Women Mentors Needed
For things to change, genitourinary oncology needs more women in the field and more women leaders. While the number is growing, it could take decades for the number of women to equal the number of men. Yu and Chatwal say the entire medical field needs to work harder to end gender bias.
"Culture is the main problem, and culture is hard to change. Most people do not recognize their bias toward women physicians, and talking about these issues helps promote awareness and introspection."- Alice Yu, MD, Genitourinary Oncology Department
“Culture is the main problem, and culture is hard to change,” Yu said. “Most people do not recognize their bias toward women physicians, and talking about these issues helps promote awareness and introspection.”
Women urologists around the country are working to increase their presence in the field and develop mentorship programs.

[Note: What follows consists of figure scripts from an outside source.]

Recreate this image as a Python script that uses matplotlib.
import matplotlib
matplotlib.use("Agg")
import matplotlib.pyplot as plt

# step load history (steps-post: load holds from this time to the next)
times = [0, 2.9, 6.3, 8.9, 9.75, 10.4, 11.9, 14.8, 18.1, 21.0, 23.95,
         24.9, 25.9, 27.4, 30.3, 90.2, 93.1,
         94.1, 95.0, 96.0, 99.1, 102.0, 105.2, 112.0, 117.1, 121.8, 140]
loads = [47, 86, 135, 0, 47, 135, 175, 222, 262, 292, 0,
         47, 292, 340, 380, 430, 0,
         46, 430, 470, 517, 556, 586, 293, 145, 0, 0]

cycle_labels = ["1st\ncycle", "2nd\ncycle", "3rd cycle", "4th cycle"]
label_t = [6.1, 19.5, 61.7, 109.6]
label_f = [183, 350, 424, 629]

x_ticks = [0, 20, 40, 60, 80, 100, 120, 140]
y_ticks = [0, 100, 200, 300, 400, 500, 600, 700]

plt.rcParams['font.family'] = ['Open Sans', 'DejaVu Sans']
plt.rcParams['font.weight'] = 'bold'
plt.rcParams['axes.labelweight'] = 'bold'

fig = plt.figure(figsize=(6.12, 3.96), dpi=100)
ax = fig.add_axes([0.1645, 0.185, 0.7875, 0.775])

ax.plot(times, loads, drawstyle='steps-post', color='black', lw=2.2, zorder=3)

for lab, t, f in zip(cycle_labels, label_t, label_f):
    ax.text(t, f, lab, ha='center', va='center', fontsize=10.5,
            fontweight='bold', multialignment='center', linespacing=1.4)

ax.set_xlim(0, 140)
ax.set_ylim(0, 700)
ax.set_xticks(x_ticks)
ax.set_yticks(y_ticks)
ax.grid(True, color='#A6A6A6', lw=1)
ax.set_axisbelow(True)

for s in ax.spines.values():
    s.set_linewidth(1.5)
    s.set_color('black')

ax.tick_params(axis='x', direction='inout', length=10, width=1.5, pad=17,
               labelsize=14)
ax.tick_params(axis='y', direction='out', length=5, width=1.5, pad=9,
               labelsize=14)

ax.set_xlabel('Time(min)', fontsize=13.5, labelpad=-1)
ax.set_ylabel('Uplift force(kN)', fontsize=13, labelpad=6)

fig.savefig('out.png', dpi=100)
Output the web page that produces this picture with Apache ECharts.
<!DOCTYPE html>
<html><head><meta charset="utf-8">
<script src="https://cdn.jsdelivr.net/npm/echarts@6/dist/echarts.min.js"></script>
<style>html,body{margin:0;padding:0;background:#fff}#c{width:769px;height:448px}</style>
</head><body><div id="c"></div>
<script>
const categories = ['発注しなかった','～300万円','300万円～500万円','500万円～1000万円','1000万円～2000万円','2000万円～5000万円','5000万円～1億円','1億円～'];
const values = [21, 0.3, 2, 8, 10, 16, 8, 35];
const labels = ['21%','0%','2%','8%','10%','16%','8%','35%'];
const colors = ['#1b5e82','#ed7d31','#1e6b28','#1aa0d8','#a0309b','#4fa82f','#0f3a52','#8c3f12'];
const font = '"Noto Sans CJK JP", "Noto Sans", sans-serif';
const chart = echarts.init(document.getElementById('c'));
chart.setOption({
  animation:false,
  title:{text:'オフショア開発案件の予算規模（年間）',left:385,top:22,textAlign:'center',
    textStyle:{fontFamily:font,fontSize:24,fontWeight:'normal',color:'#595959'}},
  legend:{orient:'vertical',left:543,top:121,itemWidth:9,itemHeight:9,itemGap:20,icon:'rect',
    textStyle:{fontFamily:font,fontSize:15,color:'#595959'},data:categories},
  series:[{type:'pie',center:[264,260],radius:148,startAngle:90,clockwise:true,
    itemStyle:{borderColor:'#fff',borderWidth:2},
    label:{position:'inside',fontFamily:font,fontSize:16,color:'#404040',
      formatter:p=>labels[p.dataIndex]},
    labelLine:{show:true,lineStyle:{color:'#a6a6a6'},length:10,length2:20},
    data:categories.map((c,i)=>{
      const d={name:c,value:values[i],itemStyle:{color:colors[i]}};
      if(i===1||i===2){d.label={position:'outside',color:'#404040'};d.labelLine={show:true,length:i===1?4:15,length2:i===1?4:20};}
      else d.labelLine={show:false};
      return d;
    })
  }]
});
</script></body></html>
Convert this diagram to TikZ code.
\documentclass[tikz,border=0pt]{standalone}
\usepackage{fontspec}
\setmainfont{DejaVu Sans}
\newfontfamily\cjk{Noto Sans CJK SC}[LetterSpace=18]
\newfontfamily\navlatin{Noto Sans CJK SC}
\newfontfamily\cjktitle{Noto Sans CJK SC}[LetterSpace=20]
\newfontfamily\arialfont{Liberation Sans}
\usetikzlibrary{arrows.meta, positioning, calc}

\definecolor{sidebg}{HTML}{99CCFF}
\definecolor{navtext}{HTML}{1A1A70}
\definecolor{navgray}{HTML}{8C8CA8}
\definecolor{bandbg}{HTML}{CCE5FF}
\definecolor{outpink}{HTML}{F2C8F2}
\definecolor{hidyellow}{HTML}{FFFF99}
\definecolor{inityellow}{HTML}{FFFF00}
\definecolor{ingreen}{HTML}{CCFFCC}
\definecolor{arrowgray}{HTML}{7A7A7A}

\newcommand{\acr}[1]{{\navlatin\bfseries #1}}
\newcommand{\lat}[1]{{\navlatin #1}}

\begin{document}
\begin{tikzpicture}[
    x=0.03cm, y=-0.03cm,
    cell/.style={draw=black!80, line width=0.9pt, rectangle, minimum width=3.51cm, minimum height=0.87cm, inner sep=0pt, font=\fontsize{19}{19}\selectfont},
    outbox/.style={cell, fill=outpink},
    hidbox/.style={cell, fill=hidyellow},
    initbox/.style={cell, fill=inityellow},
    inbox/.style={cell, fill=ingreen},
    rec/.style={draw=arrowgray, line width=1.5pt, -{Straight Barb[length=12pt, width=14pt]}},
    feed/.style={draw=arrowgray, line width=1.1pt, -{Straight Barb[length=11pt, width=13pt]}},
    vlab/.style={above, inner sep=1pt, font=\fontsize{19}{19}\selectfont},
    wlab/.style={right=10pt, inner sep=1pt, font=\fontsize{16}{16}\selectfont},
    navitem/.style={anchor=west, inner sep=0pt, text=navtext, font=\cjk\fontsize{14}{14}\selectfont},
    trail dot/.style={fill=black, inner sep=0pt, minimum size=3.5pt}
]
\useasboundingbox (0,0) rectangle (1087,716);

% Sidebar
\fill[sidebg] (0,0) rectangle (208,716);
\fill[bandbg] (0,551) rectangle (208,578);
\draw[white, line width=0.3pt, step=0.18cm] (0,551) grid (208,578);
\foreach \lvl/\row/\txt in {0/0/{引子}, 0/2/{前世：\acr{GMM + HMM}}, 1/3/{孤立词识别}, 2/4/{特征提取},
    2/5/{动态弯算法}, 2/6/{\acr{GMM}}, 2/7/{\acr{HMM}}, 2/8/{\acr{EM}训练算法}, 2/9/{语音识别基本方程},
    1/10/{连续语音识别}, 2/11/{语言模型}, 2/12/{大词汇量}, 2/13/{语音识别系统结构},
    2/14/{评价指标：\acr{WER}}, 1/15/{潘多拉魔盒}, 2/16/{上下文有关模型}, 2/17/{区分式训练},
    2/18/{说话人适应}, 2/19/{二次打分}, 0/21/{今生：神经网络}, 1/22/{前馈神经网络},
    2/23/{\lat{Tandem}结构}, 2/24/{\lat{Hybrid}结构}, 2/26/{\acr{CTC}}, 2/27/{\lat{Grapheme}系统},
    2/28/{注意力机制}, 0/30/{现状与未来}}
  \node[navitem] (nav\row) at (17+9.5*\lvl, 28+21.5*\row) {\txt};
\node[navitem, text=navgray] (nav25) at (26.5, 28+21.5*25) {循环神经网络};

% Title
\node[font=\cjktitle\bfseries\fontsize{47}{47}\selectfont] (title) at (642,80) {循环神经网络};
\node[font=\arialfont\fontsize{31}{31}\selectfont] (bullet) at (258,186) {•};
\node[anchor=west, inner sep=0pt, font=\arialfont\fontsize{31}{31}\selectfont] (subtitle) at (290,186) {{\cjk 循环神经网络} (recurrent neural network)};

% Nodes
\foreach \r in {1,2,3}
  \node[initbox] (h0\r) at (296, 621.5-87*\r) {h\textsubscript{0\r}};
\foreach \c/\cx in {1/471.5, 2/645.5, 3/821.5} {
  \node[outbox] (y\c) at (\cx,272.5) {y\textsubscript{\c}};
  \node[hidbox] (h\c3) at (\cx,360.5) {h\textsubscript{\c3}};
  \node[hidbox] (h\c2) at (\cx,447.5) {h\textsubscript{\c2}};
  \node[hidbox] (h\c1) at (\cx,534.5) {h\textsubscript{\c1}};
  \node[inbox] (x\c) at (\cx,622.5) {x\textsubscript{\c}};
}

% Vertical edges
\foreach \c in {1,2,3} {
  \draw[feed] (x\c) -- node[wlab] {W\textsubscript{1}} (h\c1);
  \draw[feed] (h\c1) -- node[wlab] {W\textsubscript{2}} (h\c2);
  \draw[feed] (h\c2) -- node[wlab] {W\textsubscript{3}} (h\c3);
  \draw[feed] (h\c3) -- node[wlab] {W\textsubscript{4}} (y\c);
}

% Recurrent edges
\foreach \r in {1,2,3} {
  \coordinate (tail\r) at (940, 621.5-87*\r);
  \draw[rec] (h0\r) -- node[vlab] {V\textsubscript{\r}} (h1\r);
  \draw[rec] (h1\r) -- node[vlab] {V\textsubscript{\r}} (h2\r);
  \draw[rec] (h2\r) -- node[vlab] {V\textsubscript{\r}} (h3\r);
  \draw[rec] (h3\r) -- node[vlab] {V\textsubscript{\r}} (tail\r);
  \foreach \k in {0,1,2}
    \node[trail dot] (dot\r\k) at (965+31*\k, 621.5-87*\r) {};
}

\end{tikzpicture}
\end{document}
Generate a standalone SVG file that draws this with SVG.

The Society of Women in Urology and the Women in Urologic Oncology groups continue to grow. The American Society of Clinical Oncology also has a Women in Oncology Division for all women oncologists.
“I don’t see more females going into genitourinary medical oncology unless there is more mentorship for other fellows to see and consider it a promising field without feeling ostracized or uncomfortable about the male-dominated environment,” Chatwal said. “It’s hard when you have so many other options in medical oncology.”
In 1965, only 9.3% of medical school students were women. After the passage of Title IX in 1972, that number slowly grew, and in 2019, women comprised more than 50% of all medical school students in the U.S. for the first time. There is now a large pipeline of women students, and Yu and Chatwal say it’s important to focus on exposing them early to a variety of specialties and showing them that there are strong women mentors within traditionally male-dominated specialties.
Although change has been slow and difficult, Yu and Chatwal have hope. They are prime examples of how successful women genitourinary oncologists can be and how women can thrive in a male-dominated field. They continue to help and encourage women trainees interested in GU oncology to pursue work in the field and maybe one day close the gender gap.
“We recognize how valuable mentorship has been in our careers, and we look for opportunities to pay it forward,” Yu said.